Problem
Output nothing but the number of lines that include the word "matches".

Task inputs
— start —

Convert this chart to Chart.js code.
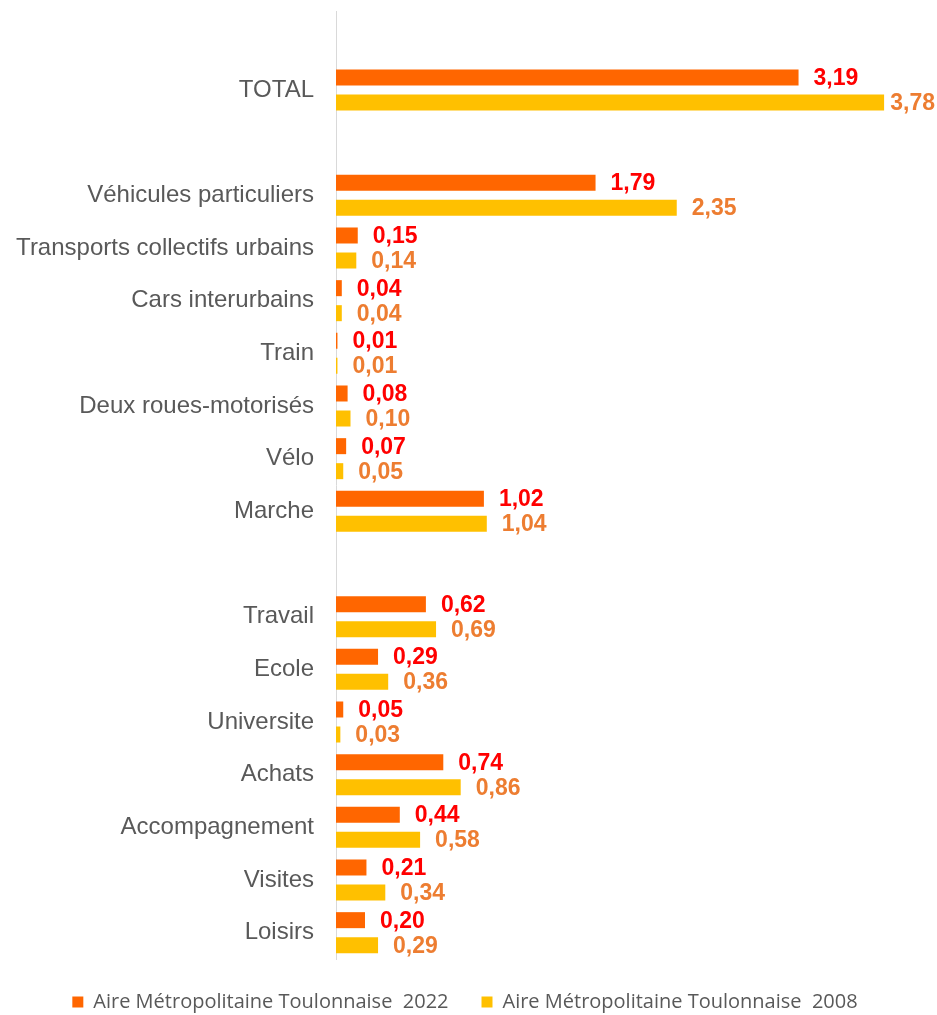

— end —
— start —

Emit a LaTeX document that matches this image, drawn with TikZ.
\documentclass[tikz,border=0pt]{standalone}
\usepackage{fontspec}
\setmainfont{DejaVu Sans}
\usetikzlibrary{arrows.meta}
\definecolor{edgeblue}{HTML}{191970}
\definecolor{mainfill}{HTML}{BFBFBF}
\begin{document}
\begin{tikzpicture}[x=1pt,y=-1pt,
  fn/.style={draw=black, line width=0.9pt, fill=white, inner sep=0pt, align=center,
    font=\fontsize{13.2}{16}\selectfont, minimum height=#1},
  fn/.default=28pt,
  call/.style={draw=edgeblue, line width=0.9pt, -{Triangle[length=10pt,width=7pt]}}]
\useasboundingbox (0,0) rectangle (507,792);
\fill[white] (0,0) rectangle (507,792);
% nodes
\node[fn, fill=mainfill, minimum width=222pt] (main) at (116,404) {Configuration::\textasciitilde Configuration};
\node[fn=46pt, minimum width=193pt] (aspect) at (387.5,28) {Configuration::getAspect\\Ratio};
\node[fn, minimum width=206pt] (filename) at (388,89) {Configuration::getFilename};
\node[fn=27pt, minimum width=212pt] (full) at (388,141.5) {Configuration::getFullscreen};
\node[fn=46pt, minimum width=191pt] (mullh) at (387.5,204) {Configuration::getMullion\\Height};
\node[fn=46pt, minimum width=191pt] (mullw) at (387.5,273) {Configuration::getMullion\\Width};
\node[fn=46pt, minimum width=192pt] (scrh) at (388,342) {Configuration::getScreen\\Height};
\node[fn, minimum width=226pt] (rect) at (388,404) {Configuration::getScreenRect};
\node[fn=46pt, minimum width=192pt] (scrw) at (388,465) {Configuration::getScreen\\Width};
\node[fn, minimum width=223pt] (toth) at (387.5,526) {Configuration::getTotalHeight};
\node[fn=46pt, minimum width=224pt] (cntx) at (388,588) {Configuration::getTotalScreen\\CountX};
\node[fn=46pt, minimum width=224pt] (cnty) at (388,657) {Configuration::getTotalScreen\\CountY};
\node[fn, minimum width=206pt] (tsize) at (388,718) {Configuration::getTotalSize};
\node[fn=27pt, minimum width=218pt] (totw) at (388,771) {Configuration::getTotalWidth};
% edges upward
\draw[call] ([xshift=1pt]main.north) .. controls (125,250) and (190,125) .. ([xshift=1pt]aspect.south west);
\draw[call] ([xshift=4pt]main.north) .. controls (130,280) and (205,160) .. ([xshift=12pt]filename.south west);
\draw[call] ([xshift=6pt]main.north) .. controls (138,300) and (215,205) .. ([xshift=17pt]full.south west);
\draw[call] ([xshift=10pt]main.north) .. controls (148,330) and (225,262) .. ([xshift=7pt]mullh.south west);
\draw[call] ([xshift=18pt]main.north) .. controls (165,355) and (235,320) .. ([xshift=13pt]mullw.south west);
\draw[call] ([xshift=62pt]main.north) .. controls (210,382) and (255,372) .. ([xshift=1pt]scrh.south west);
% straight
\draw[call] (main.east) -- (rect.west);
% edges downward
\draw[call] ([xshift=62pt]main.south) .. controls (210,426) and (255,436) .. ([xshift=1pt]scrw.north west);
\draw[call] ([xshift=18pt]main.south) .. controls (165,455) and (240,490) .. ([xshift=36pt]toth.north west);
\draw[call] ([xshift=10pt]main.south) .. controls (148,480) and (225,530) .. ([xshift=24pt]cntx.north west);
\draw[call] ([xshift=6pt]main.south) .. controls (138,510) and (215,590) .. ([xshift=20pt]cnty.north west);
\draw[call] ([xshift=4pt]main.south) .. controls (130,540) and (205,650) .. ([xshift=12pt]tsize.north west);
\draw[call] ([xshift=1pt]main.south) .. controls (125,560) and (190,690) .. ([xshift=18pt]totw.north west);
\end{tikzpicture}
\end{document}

— end —
— start —

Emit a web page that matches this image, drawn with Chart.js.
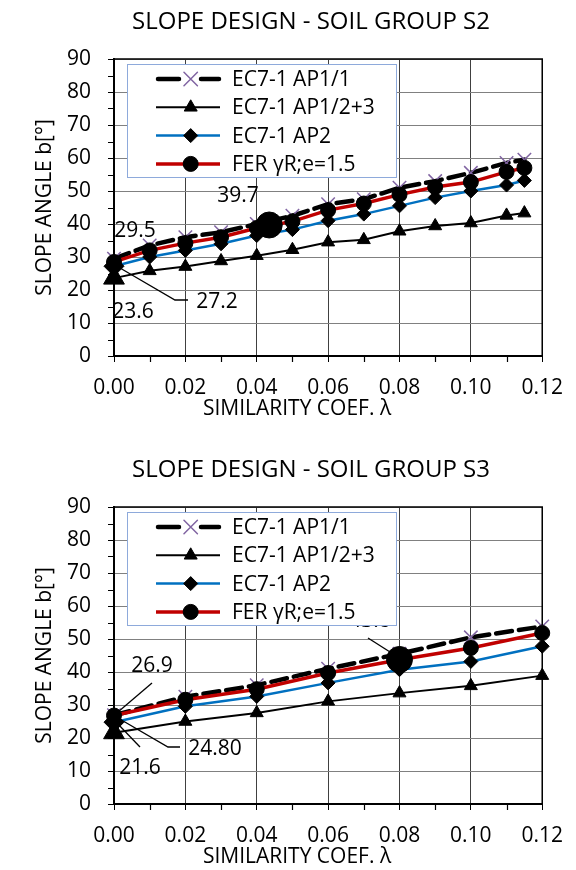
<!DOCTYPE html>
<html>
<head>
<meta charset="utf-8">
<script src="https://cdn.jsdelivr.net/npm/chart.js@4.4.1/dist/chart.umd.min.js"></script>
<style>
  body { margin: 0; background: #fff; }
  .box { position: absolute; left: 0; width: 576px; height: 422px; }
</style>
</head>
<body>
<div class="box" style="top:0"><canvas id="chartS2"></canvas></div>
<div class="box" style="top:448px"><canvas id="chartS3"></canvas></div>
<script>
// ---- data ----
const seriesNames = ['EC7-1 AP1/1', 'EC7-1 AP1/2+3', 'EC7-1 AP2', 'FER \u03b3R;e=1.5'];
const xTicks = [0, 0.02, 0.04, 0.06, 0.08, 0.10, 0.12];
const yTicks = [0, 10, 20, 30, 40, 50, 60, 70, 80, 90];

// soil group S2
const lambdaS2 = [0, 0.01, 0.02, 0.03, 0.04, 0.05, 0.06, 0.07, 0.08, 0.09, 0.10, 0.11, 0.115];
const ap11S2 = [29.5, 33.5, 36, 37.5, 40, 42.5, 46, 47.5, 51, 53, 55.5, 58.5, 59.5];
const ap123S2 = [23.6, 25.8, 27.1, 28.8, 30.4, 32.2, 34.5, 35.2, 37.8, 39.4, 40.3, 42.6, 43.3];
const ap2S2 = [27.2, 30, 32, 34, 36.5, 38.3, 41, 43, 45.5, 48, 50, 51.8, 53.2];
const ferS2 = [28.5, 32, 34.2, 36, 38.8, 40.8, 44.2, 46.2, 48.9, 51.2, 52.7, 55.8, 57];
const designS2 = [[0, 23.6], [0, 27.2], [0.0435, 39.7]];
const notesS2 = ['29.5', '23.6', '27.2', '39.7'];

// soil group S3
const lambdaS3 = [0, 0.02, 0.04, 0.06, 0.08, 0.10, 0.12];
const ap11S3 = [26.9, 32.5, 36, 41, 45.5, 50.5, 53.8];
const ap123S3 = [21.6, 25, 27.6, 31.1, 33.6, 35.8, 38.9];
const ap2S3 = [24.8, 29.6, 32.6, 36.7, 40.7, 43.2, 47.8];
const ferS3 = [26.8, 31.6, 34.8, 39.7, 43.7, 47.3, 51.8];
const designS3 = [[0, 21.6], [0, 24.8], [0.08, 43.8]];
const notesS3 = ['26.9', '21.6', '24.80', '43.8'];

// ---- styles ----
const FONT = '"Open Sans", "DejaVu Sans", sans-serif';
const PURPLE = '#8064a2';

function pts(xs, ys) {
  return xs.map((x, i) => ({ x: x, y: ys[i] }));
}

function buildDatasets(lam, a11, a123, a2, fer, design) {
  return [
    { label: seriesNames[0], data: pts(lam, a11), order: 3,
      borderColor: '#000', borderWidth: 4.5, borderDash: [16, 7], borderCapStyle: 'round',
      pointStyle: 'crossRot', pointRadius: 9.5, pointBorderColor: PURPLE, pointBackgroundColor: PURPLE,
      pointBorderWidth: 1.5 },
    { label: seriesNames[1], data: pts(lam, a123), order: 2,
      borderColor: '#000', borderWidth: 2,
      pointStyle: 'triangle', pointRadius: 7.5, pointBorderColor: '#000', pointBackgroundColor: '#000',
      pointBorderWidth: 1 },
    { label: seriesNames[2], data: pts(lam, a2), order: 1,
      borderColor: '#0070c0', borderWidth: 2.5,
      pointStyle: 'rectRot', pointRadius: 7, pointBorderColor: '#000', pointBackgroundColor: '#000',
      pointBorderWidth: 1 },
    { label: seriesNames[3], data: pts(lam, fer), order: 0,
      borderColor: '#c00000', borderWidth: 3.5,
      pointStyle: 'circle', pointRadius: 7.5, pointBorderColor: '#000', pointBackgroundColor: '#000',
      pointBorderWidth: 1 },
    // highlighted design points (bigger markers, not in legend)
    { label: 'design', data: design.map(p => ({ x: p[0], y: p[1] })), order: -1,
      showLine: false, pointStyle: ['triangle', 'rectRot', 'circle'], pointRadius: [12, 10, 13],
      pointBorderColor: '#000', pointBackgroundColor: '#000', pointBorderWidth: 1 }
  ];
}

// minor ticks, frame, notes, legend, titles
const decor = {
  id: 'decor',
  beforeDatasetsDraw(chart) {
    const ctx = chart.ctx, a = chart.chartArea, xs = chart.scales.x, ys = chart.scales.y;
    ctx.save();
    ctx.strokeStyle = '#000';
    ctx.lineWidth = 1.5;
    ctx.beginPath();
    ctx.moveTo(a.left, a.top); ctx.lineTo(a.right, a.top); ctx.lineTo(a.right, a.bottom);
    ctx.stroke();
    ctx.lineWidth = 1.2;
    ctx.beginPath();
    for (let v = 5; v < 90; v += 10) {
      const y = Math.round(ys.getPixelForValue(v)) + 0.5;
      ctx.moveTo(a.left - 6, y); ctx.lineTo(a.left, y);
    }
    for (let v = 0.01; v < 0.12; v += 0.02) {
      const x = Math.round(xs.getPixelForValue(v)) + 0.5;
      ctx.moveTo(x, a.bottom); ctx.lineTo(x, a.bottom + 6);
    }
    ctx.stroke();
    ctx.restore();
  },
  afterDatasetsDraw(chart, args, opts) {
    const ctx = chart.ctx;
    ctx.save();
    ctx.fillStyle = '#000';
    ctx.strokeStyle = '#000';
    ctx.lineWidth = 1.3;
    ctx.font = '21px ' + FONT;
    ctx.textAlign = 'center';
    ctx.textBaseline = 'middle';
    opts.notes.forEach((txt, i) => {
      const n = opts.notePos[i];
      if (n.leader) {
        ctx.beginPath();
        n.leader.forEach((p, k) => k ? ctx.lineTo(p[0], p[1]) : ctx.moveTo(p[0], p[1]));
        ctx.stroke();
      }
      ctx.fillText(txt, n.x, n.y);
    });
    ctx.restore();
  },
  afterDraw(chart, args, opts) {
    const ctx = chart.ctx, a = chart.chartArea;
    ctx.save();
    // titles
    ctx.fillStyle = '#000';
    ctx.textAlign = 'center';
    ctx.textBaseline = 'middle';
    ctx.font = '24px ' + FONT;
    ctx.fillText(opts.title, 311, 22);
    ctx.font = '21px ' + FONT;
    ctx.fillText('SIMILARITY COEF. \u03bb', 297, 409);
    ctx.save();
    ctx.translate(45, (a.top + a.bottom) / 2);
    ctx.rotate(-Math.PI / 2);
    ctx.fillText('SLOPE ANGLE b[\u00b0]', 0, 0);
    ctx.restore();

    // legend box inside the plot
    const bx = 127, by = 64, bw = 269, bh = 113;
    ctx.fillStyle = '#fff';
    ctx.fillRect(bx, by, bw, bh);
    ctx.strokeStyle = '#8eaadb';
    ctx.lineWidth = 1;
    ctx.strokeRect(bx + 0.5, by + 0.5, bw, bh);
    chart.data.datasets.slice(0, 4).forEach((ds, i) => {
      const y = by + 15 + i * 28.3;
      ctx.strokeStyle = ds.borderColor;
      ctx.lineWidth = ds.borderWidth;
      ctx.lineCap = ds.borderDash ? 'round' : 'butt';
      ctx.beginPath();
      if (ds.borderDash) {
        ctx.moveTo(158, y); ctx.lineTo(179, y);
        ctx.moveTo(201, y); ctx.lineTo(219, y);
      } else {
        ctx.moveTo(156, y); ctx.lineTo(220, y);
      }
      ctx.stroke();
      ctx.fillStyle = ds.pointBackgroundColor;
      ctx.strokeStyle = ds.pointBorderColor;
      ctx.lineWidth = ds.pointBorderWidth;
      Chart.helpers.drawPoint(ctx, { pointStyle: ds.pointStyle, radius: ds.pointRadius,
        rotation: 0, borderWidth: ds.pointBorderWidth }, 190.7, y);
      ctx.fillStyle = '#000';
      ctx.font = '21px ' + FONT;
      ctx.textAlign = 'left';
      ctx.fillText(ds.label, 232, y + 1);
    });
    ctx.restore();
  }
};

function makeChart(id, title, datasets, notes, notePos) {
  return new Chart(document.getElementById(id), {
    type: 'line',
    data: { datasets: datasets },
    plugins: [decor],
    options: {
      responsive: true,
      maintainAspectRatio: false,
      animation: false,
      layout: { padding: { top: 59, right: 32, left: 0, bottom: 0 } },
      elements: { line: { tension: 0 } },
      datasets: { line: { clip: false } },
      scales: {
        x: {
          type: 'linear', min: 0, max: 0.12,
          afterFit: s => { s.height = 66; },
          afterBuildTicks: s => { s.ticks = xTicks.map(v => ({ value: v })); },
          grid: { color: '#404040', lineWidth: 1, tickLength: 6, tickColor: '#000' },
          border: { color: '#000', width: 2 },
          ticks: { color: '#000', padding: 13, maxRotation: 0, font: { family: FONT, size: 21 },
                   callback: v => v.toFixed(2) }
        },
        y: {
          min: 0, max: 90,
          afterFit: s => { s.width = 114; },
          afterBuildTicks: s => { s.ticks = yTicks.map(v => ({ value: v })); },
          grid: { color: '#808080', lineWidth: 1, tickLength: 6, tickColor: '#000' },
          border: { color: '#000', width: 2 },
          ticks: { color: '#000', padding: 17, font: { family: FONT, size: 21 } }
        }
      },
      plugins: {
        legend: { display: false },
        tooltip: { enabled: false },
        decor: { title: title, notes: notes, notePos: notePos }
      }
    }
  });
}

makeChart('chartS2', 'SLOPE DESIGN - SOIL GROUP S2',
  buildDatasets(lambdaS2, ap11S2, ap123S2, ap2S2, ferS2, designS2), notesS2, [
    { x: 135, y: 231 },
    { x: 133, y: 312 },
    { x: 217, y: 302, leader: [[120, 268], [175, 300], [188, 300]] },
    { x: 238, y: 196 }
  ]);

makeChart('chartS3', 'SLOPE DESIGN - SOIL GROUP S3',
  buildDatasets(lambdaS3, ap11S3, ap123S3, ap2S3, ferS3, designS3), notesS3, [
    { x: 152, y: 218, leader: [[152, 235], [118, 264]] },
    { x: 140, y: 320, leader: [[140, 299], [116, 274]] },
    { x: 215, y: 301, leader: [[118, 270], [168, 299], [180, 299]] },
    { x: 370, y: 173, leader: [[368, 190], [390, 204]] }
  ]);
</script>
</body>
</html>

— end —

In response
2